Telkom Kenya’s new half-a-million customers — gained after rebranding early last year — spent more on data than phone calls.
The firm’s position in the Internet market grew as its market share rose to 7.3 per cent as of last September, from 6.2 per cent in June 2017, a rare positive trajectory for a company whose mobile data business has steadily declined in the past few years.
However, voice traffic numbers seemed impervious to the widening of Telkom Kenya’s subscription base.
During the quarter Telkom Kenya’s voice traffic declined 1.5 per cent to 589.8 million minutes while its market share was shaved 0.3 percentage points.
These figures suggest that the company’s new and existing customers prefer its data offerings rather than its voice packages.
Last June Telkom Kenya rebranded, dropping the Orange identity and bringing to the market new service packages with an eye on fresh customers.
The latest statistics from the Communications Authority of Kenya (CA) show that rebranding has started bearing fruit as the company’s customer numbers grew 18.54 per cent to 3.4 million.
The CA said that the rise “is attributed to customer acquisition campaign carried out by the service provider following its rebranding in mid-year.”
Of the tier one mobile operators, Telkom Kenya was the only one that recorded significant growth in its subscriptions and data customer numbers during the quarter.
Airtel’s subscription market share fell from 15.3 per cent to 14.9 per cent during the quarter.

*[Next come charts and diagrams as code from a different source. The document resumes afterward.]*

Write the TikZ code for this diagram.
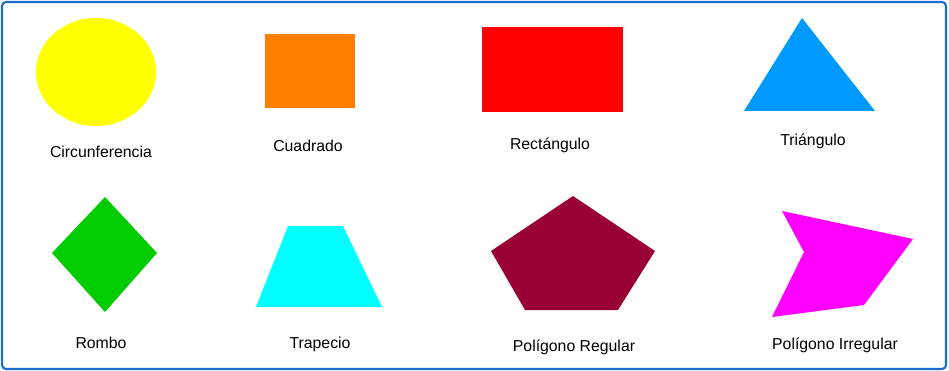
\documentclass[tikz,border=0pt]{standalone}
\usepackage{fontspec}
\setmainfont{Liberation Sans}
\usepackage{tikz}
\usetikzlibrary{positioning}

\definecolor{framecol}{RGB}{30,108,205}
\definecolor{circcol}{RGB}{255,255,0}
\definecolor{sqcol}{RGB}{255,128,0}
\definecolor{rectcol}{RGB}{255,0,0}
\definecolor{tricol}{RGB}{0,153,255}
\definecolor{rhombcol}{RGB}{0,204,0}
\definecolor{trapcol}{RGB}{0,255,255}
\definecolor{pentcol}{RGB}{153,0,51}
\definecolor{irrcol}{RGB}{255,0,255}

\begin{document}
\begin{tikzpicture}[x=0.02cm, y=-0.02cm,
  label/.style={font=\fontsize{9}{11}\selectfont, text=black, inner sep=0pt},
  shape/.style={draw=none}]
\useasboundingbox (0,0) rectangle (949,371);

%Frame
\draw[framecol, line width=1.2pt, rounded corners=0.08cm] (2,2) rectangle (946,369);

%Circunferencia
\fill[circcol] (96,72) ellipse (60 and 54);
\node[label] (circ) at (101,152) {Circunferencia};

%Cuadrado
\fill[sqcol] (265,34) rectangle (355,108);
\node[label] (sq) at (308,146) {Cuadrado};

%Rectangulo
\fill[rectcol] (482,27) rectangle (623,112);
\node[label] (rect) at (550,145) {Rectángulo};

%Triangulo
\fill[tricol] (802,18) -- (875,111) -- (744,111) -- cycle;
\node[label] (tri) at (813,141) {Triángulo};

%Rombo
\fill[rhombcol] (105,197) -- (157,253) -- (105,312) -- (52,253) -- cycle;
\node[label] (rhomb) at (101,343) {Rombo};

%Trapecio
\fill[trapcol] (288,226) -- (343,226) -- (382,307) -- (256,307) -- cycle;
\node[label] (trap) at (320,344) {Trapecio};

%Poligono regular
\fill[pentcol] (573,196) -- (655,251) -- (618,310) -- (525,310) -- (491,251) -- cycle;
\node[label] (pent) at (574,347) {Polígono Regular};

%Poligono irregular
\fill[irrcol] (782,211) -- (913,239) -- (864,305) -- (772,317) -- (804,252) -- cycle;
\node[label] (irr) at (835,345) {Polígono Irregular};

\end{tikzpicture}
\end{document}
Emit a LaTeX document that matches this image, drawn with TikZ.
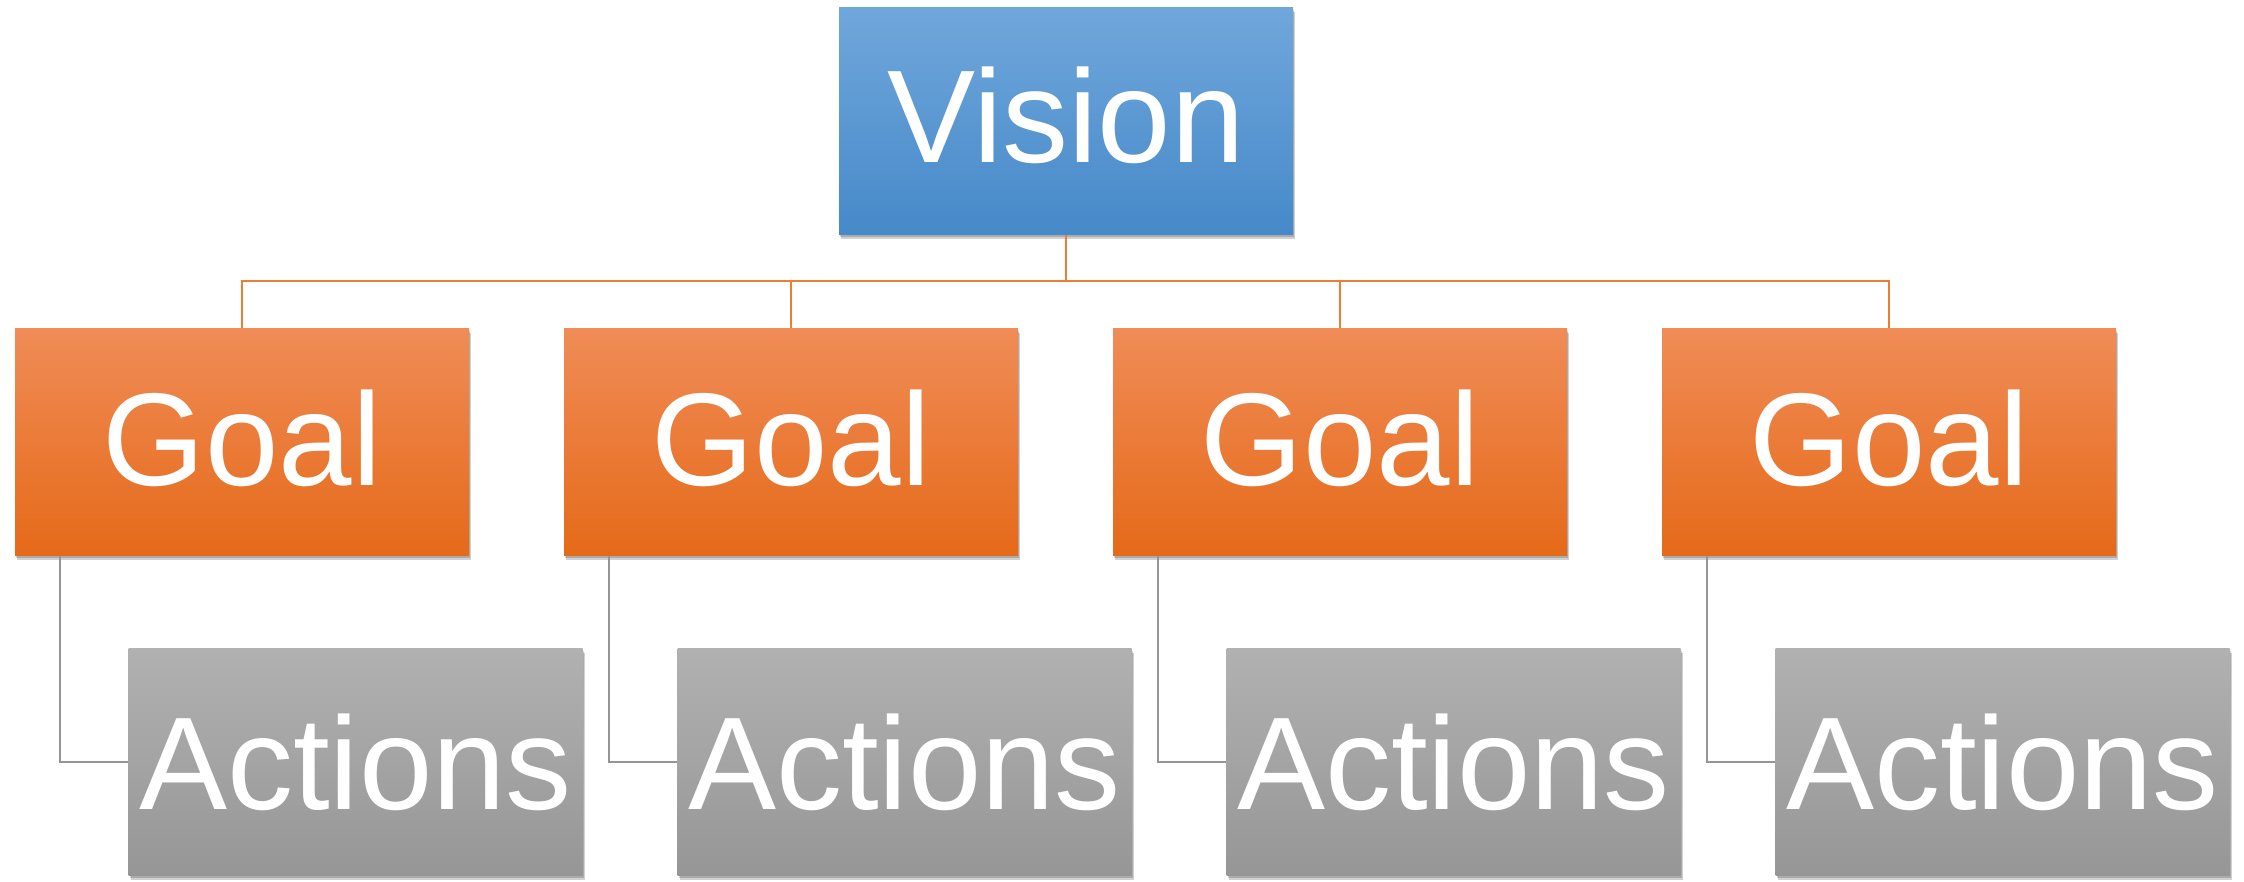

Safaricom’s market share by mobile subscriptions fell from 72.6 per cent to 71.9 per cent.
Safaricom’s #ticker:SCOM market share in the data market declined to 76 from 77.1 per cent, while Airtel recorded a marginal increase to 15.7 from 15.6 per cent.
Following its rebranding, Telkom Kenya focused its energy on the data segment of the market, launching 4G services and introducing cheap data packages for subscribers.